La non-linéarité des modèles est un problème redoutable, source d’erreurs et de comportement chaotique. Dans mon laboratoire de l’EPFL, nous avons illustré récemment que si on prend un fluide newtonien, plus le modèle d’écoulement est sophistiqué, meilleure est sa capacité de prédiction. En revanche, pour des fluides non linéaires (dans notre cas un gel viscoplastique), la précision allait dans le sens inverse du degré de sophistication. On a réalisé des expériences de laboratoire avec des fluides dont les propriétés étaient mesurées indépendamment (pas de biais introduit par un calage). Topographie, conditions initiales et aux limites étaient connues. On cherchait à calculer la vitesse, la hauteur, et la distance d’arrêt.

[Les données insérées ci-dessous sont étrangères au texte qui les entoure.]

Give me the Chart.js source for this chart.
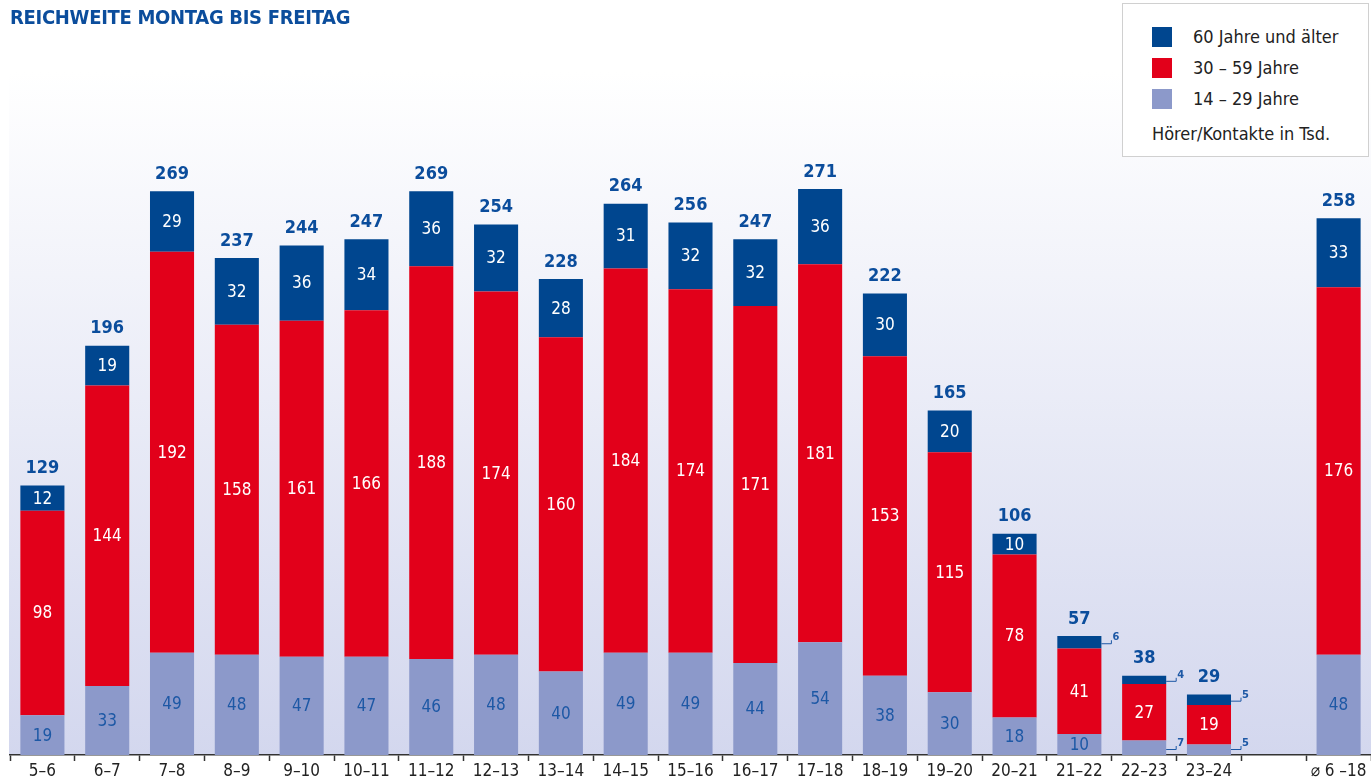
<!DOCTYPE html>
<html>
<head>
<meta charset="utf-8">
<script src="https://cdn.jsdelivr.net/npm/chart.js@4.4.1/dist/chart.umd.min.js"></script>
<style>
  html, body { margin: 0; padding: 0; background: #fff; }
  #wrap { position: relative; width: 1371px; height: 782px; }
  #title {
    position: absolute; left: 10px; top: 5px;
    font-family: "Liberation Sans Narrow", "DejaVu Sans Condensed", Roboto, sans-serif;
    font-weight: bold; font-size: 20px; color: #0b4d9c; letter-spacing: -0.3px;
  }
  #legendBox {
    position: absolute; left: 1122px; top: 3px; width: 247px; height: 154px;
    border: 1px solid #d0d0d0; background: #fff; box-sizing: border-box;
    font-family: "Liberation Sans Narrow", "DejaVu Sans Condensed", Roboto, sans-serif;
    font-size: 18px; color: #222;
  }
  .row { position: absolute; left: 29px; height: 22px; line-height: 22px; }
  .sw { position: absolute; left: 0; top: 1px; width: 20px; height: 20px; }
  .lbl { position: absolute; left: 41px; top: 0; white-space: nowrap; }
  #note { position: absolute; left: 29px; top: 119px; white-space: nowrap; }
</style>
</head>
<body>
<div id="wrap">
  <canvas id="chart" width="1371" height="782"></canvas>
  <div id="title">REICHWEITE MONTAG BIS FREITAG</div>
  <div id="legendBox"></div>
</div>
<script>
// categories (empty slot = gap before the average)
const categories = ['5–6','6–7','7–8','8–9','9–10','10–11','11–12','12–13','13–14','14–15',
  '15–16','16–17','17–18','18–19','19–20','20–21','21–22','22–23','23–24','','⌀ 6 –18'];

// listeners in thousands
const age14to29 = [19,33,49,48,47,47,46,48,40,49,49,44,54,38,30,18,10,7,5,null,48];
const age30to59 = [98,144,192,158,161,166,188,174,160,184,174,171,181,153,115,78,41,27,19,null,176];
const age60plus = [12,19,29,32,36,34,36,32,28,31,32,32,36,30,20,10,6,4,5,null,33];
const totals    = [129,196,269,237,244,247,269,254,228,264,256,247,271,222,165,106,57,38,29,null,258];

const seriesNames = ['14 – 29 Jahre', '30 – 59 Jahre', '60 Jahre und älter'];
const colors = ['#8c99ca', '#e2001a', '#00468f'];
const labelColors = ['#1d58a5', '#ffffff', '#ffffff'];

const FONT = '"Liberation Sans Narrow", "DejaVu Sans Condensed", Roboto, sans-serif';

// legend (HTML), top to bottom: 60+, 30-59, 14-29
const legendBox = document.getElementById('legendBox');
[2, 1, 0].forEach((si, i) => {
  const row = document.createElement('div');
  row.className = 'row';
  row.style.top = (22 + i * 31) + 'px';
  row.innerHTML = '<div class="sw" style="background:' + colors[si] + '"></div><div class="lbl">' + seriesNames[si] + '</div>';
  legendBox.appendChild(row);
});
const note = document.createElement('div');
note.id = 'note';
note.textContent = 'Hörer/Kontakte in Tsd.';
legendBox.appendChild(note);

// plot background gradient
const bgPlugin = {
  id: 'bg',
  beforeDraw(chart) {
    const { ctx, chartArea } = chart;
    const top = 72, bottom = chartArea.bottom;
    const g = ctx.createLinearGradient(0, top, 0, bottom);
    g.addColorStop(0, '#ffffff');
    g.addColorStop(1, '#d3d7ee');
    ctx.save();
    ctx.fillStyle = g;
    ctx.fillRect(chartArea.left - 1, top, chartArea.right - chartArea.left + 1, bottom - top);
    ctx.restore();
  }
};

// value labels inside segments, small ones outside with a bracket, totals on top
const labelPlugin = {
  id: 'vals',
  afterDatasetsDraw(chart) {
    const ctx = chart.ctx;
    ctx.save();
    ctx.textAlign = 'center';
    ctx.textBaseline = 'middle';
    chart.data.datasets.forEach((ds, di) => {
      const meta = chart.getDatasetMeta(di);
      meta.data.forEach((bar, i) => {
        const v = ds.data[i];
        if (v == null) return;
        const h = Math.abs(bar.base - bar.y);
        const cy = (bar.y + bar.base) / 2;
        if (h >= 16) {
          ctx.font = '17px ' + FONT;
          ctx.fillStyle = labelColors[di];
          ctx.fillText(String(v), bar.x, cy + 1);
        } else {
          const rx = bar.x + bar.width / 2;
          const ly = di === 0 ? bar.base - 6 : cy + 1;
          ctx.strokeStyle = '#1d58a5';
          ctx.lineWidth = 1;
          ctx.beginPath();
          ctx.moveTo(rx, ly + 0.5);
          ctx.lineTo(rx + 10, ly + 0.5);
          ctx.lineTo(rx + 10, ly - 3);
          ctx.stroke();
          ctx.font = 'bold 11px ' + FONT;
          ctx.fillStyle = '#1d58a5';
          ctx.textAlign = 'left';
          ctx.fillText(String(v), rx + 11, ly - 6);
          ctx.textAlign = 'center';
        }
      });
    });
    // totals
    const topMeta = chart.getDatasetMeta(2);
    ctx.font = 'bold 18px ' + FONT;
    ctx.fillStyle = '#0b4d9c';
    topMeta.data.forEach((bar, i) => {
      if (totals[i] == null) return;
      ctx.fillText(String(totals[i]), bar.x, bar.y - 17);
    });
    ctx.restore();
  }
};

const datasets = [age14to29, age30to59, age60plus].map((d, i) => ({
  label: seriesNames[i],
  data: d,
  backgroundColor: colors[i],
  borderWidth: 0,
  barPercentage: 0.68,
  categoryPercentage: 1.0,
}));

new Chart(document.getElementById('chart'), {
  type: 'bar',
  data: { labels: categories, datasets: datasets },
  options: {
    responsive: false,
    animation: false,
    layout: { padding: { left: 10, right: 0, top: 45, bottom: 0 } },
    plugins: {
      legend: { display: false },
      tooltip: { enabled: false },
      title: { display: false },
    },
    scales: {
      x: {
        stacked: true,
        grid: { display: true, drawOnChartArea: false, offset: true, color: '#333', tickLength: 6, tickWidth: 1.5 },
        border: { display: true, color: '#333', width: 1.5 },
        ticks: { color: '#222', font: { family: FONT, size: 17, lineHeight: 1.0 }, padding: 2, maxRotation: 0, autoSkip: false },
      },
      y: {
        stacked: true,
        display: false,
        min: 0,
        max: 340,
      },
    },
  },
  plugins: [bgPlugin, labelPlugin],
});
</script>
</body>
</html>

Dans ce contexte très idéalisé des avalanches de fluide, les modèles de Saint-Venant employant les techniques numériques les plus avancées se révélaient bien moins précis que des modèles simples (modèle d’onde cinématique) résolus analytiquement. Cela donne un ordre d’idée des problèmes qui se posent avec des fluides non linéaires.



Avalanche de fluide en laboratoire. Cliché EPFL/LHE. Visualisation par technique de fluorescence laser.

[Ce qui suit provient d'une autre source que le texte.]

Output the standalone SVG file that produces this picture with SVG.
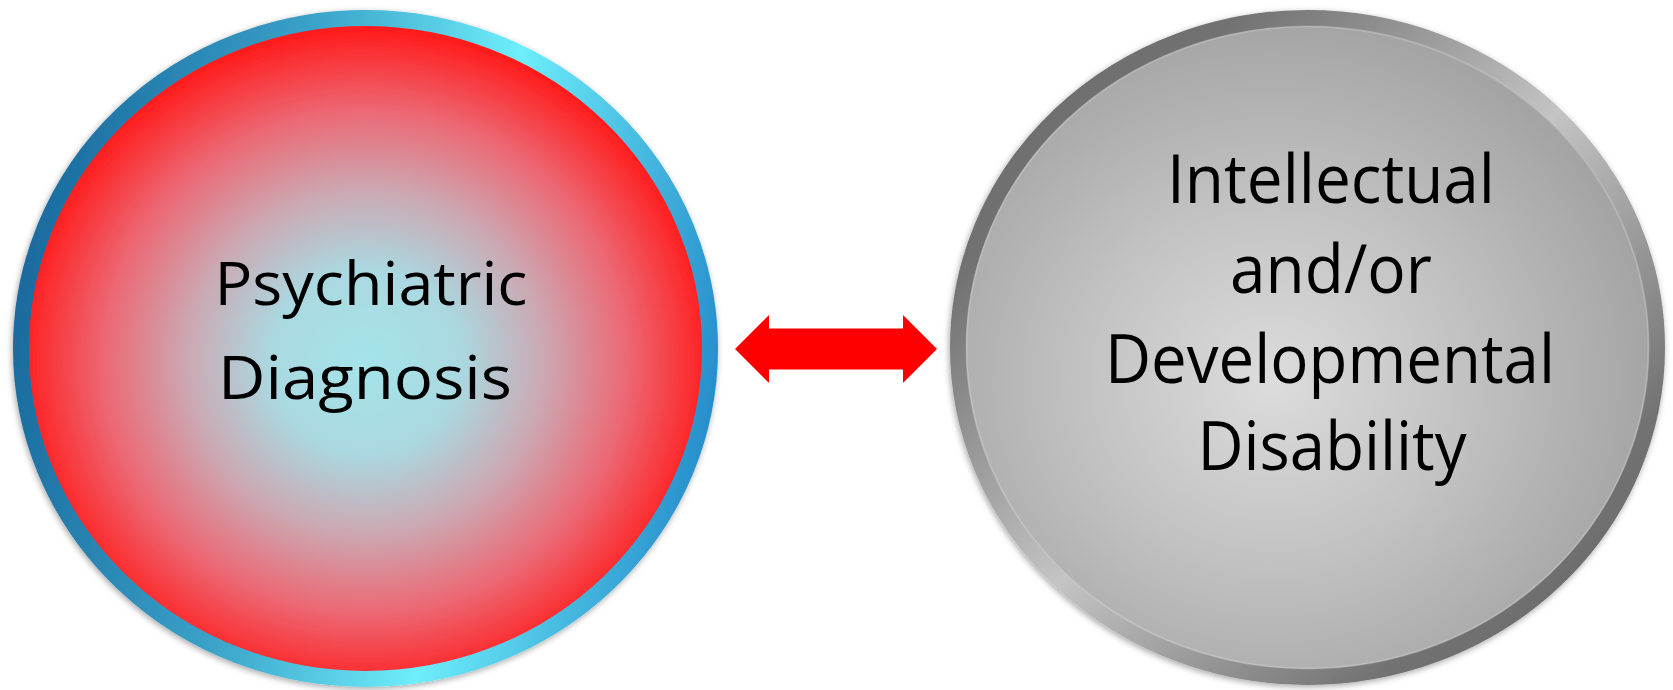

Enfin, l’examen des événements du passé montre qu’il existe des phénomènes anormaux en ce que leurs caractéristiques les rendent très différents de ce qu’on a l’habitude de voir, même parmi les événements exceptionnels. Ces phénomènes sont réellement « extra-ordinaires ». J’ai appelé « horsains » de telles avalanches. Les statisticiens parlent souvent de « outliers », les physiciens de « dragon-roi » (le phénomène qui écrase tous les autres). Donc, même en tentant de reconstituer des événements du passé bien documentés, on peut se trouver en situation d’échec. Il est toujours intéressant de comprendre pourquoi. Dans un article de vulgarisation, j’indiquais les conséquences de tels phénomènes pour les avalanches (2011) :

Le principal intérêt du concept des dragons-rois est de jeter un éclairage nouveau sur les valeurs extrêmes en les distinguant selon leurs origines. Appliqué aux avalanches, ce concept énonce deux choses :

  • « il existe des avalanches extrêmes, dont les caractéristiques sont, d’un point de vue statistique, en continuité avec les phénomènes ordinaires et rares que connaît le site étudié. Il est raisonnable de penser que la plupart des modèles actuels (statistiques ou dynamiques) peuvent en calculer les caractéristiques à partir de la connaissance de l’activité avalancheuse passée du site ou bien par comparaison avec des sites similaires ;
  • « il existe des avalanches extrêmes dont les caractéristiques se démarquent nettement des avalanches connues sur le site étudié. Ces avalanches constituent une population à part et il est peu probable que la connaissance de l’historique du site permette de fournir une image correcte de leur dynamique. Il faut au contraire imaginer les scénarios analysant les différentes façons dont des avalanches pourraient s’affranchir des conditions aux limites imposées par le site pour imposer leurs propres conditions. Il ne s’agit pas toutefois de laisser libre cours à des élucubrations. Les processus qui permettent à une avalanche de s’affranchir des « règles du jeu » sont peu nombreux et ne peuvent sans doute pas se produire sur tous les sites. Ce sont de nouvelles règles qui émergent, non l’absence de règles.

Pour terminer, il me faut citer Bruno Salm (2004) :

tous les modèles présentés sont – jusqu’à présent – d’une façon ou d’une autre entachés d’incertitudes. Un accroissement de la complexité des modèles n’implique pas nécessairement une précision plus grande ou une meilleure stratégie de lutte contre les dangers naturels.

C’est une conclusion à méditer…


Détail de l’avalanche des Lanches 25 février 1995 à Peysey-Nancroix. Cliché Gendarmerie de Bourg-Saint-Maurice/Capitaine Margot. L’avalanche est en fait une succession de « langues d’avalanche », qui se sont frayé un chemin à travers ou sur les dépôts des langues précédentes.